Ohio gets 'D' in safety report on preventable deaths, injuries

Ohio isn’t a particularly safe place, especially on the road or at home.

The situation is a bit better in the workplace.

Overall, the state gets a “D” and ranks 38th among the 50 states and Washington, D.C., for safety policies or actions that could be preventing injuries and deaths, according to a National Safety Council report released this week.

Grades aren’t based on the number of people who have died.

The council, based near Chicago, said 146,000 preventable deaths and 40.6 million preventable injuries occur in the country each year, and more than half of them occur at home. Preventable injuries from motor-vehicle crashes, guns, fires, drownings and drug overdoses cost society more than $ 850 billion a year.

In Ohio, the report identified 6,844 preventable deaths in 2015, a number that probably increased last year because of a surge in drug overdoses.

“Unfortunately, what this uncovered is not surprising. We know preventable deaths are at all-time high,” said Tatyana Warrick, a council spokeswoman. “We lose 146,000 people every year (from) deaths that are predictable, preventable and avoidable.”

The report is the first by the council.

“It is a snapshot in time. We hope this report provides useful guidelines for lawmakers at all levels and all those working in this space in trying to eliminate preventable deaths,” Warrick said.

Ohio officials are still looking at the report.

“Additional insight into important health and safety issues like these can help inform efforts to address them at the state and local levels,” said Russ Kennedy, spokesman for the Ohio Department of Health. 

No state received an “A” in the report; seven states and Washington, D.C., got a “B.” The report gave 17 states a “C,” 15 states a “D” and 11 states an “F.”

Ohio ranked 42nd in road safety, 29th in home and community safety and 19th in workplace safety.  

Ohio gets poor marks for policies on seat belts and child passengers and for not requiring all motorcyclists and young bicyclists to wear helmets.

Traffic deaths and injuries in Ohio and nationally have been increasing in the past few years, although the numbers remain lower than in earlier periods.

“The last six years have been the safest ever on Ohio’s roads,” the Ohio Department of Public Safety said in a statement citing its “many prevention, education and enforcement efforts.”

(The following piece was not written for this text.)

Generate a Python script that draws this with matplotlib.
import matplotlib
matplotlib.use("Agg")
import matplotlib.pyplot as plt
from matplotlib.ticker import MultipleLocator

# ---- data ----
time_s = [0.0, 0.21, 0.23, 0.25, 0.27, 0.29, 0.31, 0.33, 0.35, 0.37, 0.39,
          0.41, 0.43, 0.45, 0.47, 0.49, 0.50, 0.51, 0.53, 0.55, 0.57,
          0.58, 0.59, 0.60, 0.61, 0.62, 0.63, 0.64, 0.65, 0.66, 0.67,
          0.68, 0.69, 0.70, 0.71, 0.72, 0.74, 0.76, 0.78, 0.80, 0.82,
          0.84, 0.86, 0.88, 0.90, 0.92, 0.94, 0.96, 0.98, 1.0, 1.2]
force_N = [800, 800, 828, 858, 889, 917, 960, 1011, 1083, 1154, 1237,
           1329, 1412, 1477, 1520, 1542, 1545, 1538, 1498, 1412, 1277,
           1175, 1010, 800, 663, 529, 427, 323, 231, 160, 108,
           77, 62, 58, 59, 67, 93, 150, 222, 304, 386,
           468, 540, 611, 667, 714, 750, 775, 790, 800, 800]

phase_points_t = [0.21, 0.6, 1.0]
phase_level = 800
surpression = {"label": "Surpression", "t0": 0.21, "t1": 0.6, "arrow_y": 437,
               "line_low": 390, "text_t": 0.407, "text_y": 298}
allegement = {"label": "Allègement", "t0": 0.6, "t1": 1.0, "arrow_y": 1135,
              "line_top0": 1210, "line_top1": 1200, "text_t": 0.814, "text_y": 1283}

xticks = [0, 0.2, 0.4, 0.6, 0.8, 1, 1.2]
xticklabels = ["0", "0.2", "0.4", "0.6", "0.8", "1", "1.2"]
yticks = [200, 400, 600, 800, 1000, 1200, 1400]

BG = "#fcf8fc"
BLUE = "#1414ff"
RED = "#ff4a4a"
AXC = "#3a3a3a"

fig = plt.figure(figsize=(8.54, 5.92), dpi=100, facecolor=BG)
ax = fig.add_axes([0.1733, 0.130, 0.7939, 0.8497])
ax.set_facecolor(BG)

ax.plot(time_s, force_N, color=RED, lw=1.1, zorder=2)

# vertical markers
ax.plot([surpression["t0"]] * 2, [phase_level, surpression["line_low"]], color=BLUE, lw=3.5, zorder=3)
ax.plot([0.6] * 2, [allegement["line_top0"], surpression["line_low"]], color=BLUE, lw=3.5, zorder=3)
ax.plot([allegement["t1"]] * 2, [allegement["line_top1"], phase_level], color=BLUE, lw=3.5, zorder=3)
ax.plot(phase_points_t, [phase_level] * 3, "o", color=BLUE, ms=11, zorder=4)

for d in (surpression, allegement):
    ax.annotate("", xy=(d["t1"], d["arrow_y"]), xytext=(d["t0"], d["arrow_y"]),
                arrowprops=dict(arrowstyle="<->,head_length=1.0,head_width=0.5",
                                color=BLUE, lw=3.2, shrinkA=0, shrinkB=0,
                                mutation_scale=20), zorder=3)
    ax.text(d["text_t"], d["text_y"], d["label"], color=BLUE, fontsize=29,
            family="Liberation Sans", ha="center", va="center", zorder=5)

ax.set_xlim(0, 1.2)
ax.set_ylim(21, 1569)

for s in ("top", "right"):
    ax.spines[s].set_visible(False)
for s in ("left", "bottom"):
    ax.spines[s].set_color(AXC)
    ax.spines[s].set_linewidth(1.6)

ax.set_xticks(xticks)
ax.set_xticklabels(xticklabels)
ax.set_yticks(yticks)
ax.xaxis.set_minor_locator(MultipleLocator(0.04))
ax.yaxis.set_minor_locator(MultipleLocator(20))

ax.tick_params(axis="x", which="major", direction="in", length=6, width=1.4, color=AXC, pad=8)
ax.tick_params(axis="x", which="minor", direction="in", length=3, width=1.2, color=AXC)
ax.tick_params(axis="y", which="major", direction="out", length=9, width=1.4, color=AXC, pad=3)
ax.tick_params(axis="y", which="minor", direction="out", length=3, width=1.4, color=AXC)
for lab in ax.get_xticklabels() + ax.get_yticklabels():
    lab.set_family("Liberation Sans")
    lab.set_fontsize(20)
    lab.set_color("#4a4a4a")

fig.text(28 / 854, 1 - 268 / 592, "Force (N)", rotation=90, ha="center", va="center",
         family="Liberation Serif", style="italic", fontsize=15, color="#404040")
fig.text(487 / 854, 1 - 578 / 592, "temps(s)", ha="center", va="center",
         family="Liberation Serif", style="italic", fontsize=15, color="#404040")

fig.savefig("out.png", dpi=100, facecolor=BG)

For home and community safety, the state rates poorly regarding policies that could improve gun safety, reduce death and injury from house fires and prevent drownings.

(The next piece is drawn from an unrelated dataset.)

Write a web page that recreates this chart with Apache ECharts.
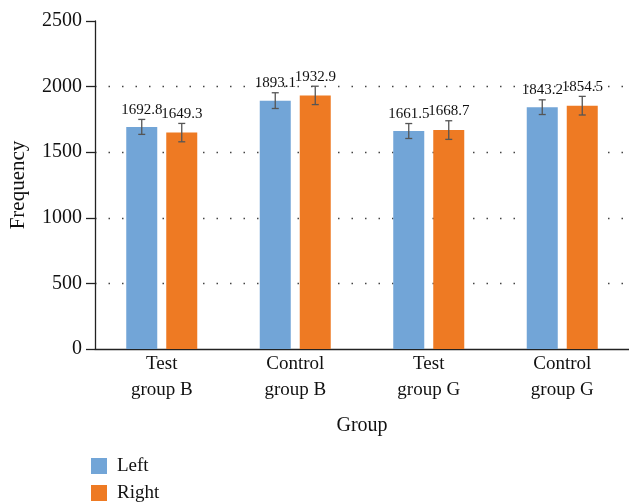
<!DOCTYPE html>
<html>
<head>
<meta charset="utf-8">
<script src="https://cdn.jsdelivr.net/npm/echarts@6/dist/echarts.min.js"></script>
<style>html,body{margin:0;padding:0;background:#fff}#c{width:629px;height:502px}</style>
</head>
<body>
<div id="c"></div>
<script>
const categories = ['Test\ngroup B', 'Control\ngroup B', 'Test\ngroup G', 'Control\ngroup G'];
const leftValues = [1692.8, 1893.1, 1661.5, 1843.2];
const rightValues = [1649.3, 1932.9, 1668.7, 1854.5];
const leftErr = [57, 60, 57, 56];
const rightErr = [70, 70, 71, 71];
const yTicks = [0, 500, 1000, 1500, 2000, 2500];

const FONT = 'Liberation Serif';
const BAR_W = 31;
const GAP = 9;
const BLUE = '#72a5d7';
const ORANGE = '#ee7a23';

function errSeries(values, errs, side) {
  return {
    type: 'custom',
    z: 10,
    clip: false,
    data: values.map((v, i) => [i, v, errs[i]]),
    renderItem: function (params, api) {
      const i = api.value(0), v = api.value(1), e = api.value(2);
      const c = api.coord([i, v]);
      const off = side * (BAR_W / 2 + GAP / 2);
      const x = c[0] + off;
      const yTop = api.coord([i, v + e])[1];
      const yBot = api.coord([i, v - e])[1];
      const cap = 3.5;
      const st = { stroke: '#555', lineWidth: 1.3 };
      return {
        type: 'group',
        children: [
          { type: 'line', shape: { x1: x, y1: yTop, x2: x, y2: yBot }, style: st },
          { type: 'line', shape: { x1: x - cap, y1: yTop, x2: x + cap, y2: yTop }, style: st },
          { type: 'line', shape: { x1: x - cap, y1: yBot, x2: x + cap, y2: yBot }, style: st },
          { type: 'text', style: { x: x, y: yTop - 2, text: v.toFixed(1), fill: '#111', font: '15px "' + FONT + '"', align: 'center', verticalAlign: 'bottom' } }
        ]
      };
    }
  };
}

const chart = echarts.init(document.getElementById('c'), null, { renderer: 'canvas' });
chart.setOption({
  animation: false,
  textStyle: { fontFamily: FONT },
  grid: { left: 92, right: -11, top: 21, bottom: 153, containLabel: false },
  legend: {
    data: ['Left', 'Right'],
    orient: 'vertical',
    left: 91, top: 455,
    height: 100,
    icon: 'rect', itemWidth: 16, itemHeight: 16, itemGap: 5,
    textStyle: { fontFamily: FONT, fontSize: 19, lineHeight: 22, color: '#111', padding: [0, 0, 0, 5] },
    padding: 0
  },
  xAxis: {
    type: 'category',
    data: categories,
    name: 'Group',
    nameLocation: 'middle',
    nameGap: 67,
    nameTextStyle: { fontFamily: FONT, fontSize: 20, color: '#111' },
    axisLine: { lineStyle: { color: '#222', width: 1.3 } },
    axisTick: { show: false },
    axisLabel: { fontFamily: FONT, fontSize: 19, color: '#111', lineHeight: 26, margin: 2 },
    splitLine: { show: false }
  },
  yAxis: {
    type: 'value',
    min: yTicks[0], max: yTicks[yTicks.length - 1], interval: 500,
    name: 'Frequency',
    nameLocation: 'middle',
    nameGap: 66,
    nameTextStyle: { fontFamily: FONT, fontSize: 21, color: '#111' },
    axisLine: { show: true, lineStyle: { color: '#222', width: 1.3 } },
    axisTick: { show: true, length: 9, lineStyle: { color: '#222', width: 1.3 } },
    axisLabel: { fontFamily: FONT, fontSize: 20, color: '#111', margin: 13, formatter: function (v) { return String(v); } },
    splitLine: { show: true, showMinLine: false, showMaxLine: false, lineStyle: { color: '#444', type: [1.5, 12], width: 1.3 } }
  },
  series: [
    { name: 'Left', type: 'bar', data: leftValues, barWidth: BAR_W, barGap: (GAP / BAR_W * 100) + '%', itemStyle: { color: BLUE } },
    { name: 'Right', type: 'bar', data: rightValues, barWidth: BAR_W, itemStyle: { color: ORANGE } },
    errSeries(leftValues, leftErr, -1),
    errSeries(rightValues, rightErr, 1)
  ]
});
</script>
</body>
</html>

That category also includes drug overdoses, which have skyrocketed in Ohio in recent years, killing at least 4,149 people in 2016, according to data compiled by The Dispatch. Deaths from overdoses this year are running ahead of last year’s pace.

But the report is more focused on policy than deaths and gives credit to the state for taking steps to regulate opioids and pain-management clinics.

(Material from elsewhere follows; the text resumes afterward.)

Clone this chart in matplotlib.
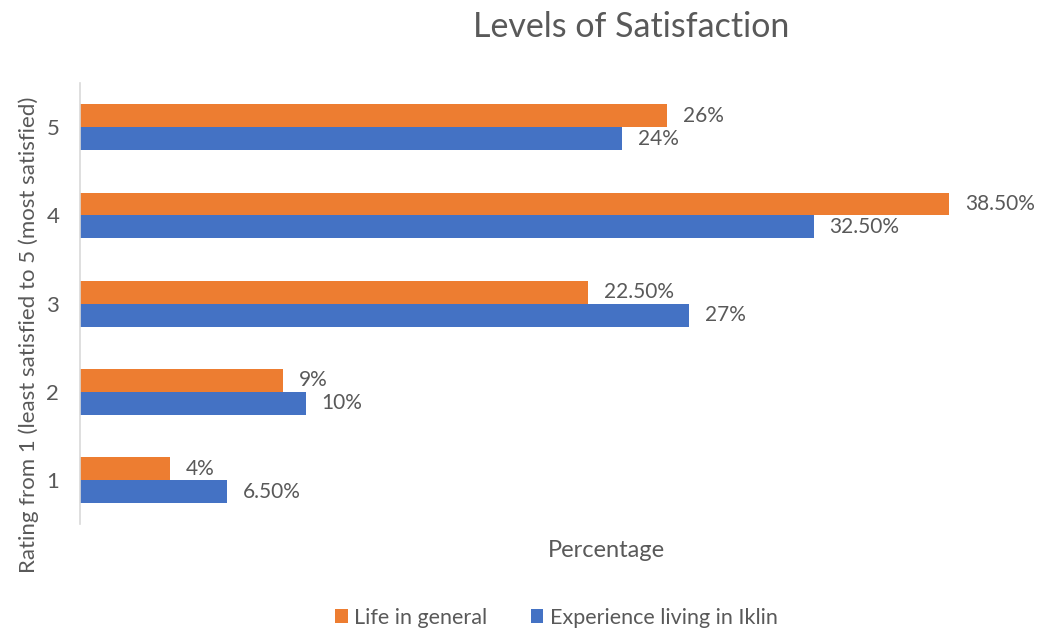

In home safety, the state gets credit for programs meant to reduce falls by older adults. Falls are the top reason that patients end up at OhioHealth Grant Medical Center, said Anne Goodman, the hospital’s injury-prevention coordinator.

“Among the elderly, they are costly and deadly,” she said.

The state’s best scores are in workplace safety. Ohio fared well in the ranking for workers’-compensation benefits and is given credit for developing programs for worker safety, health and well-being.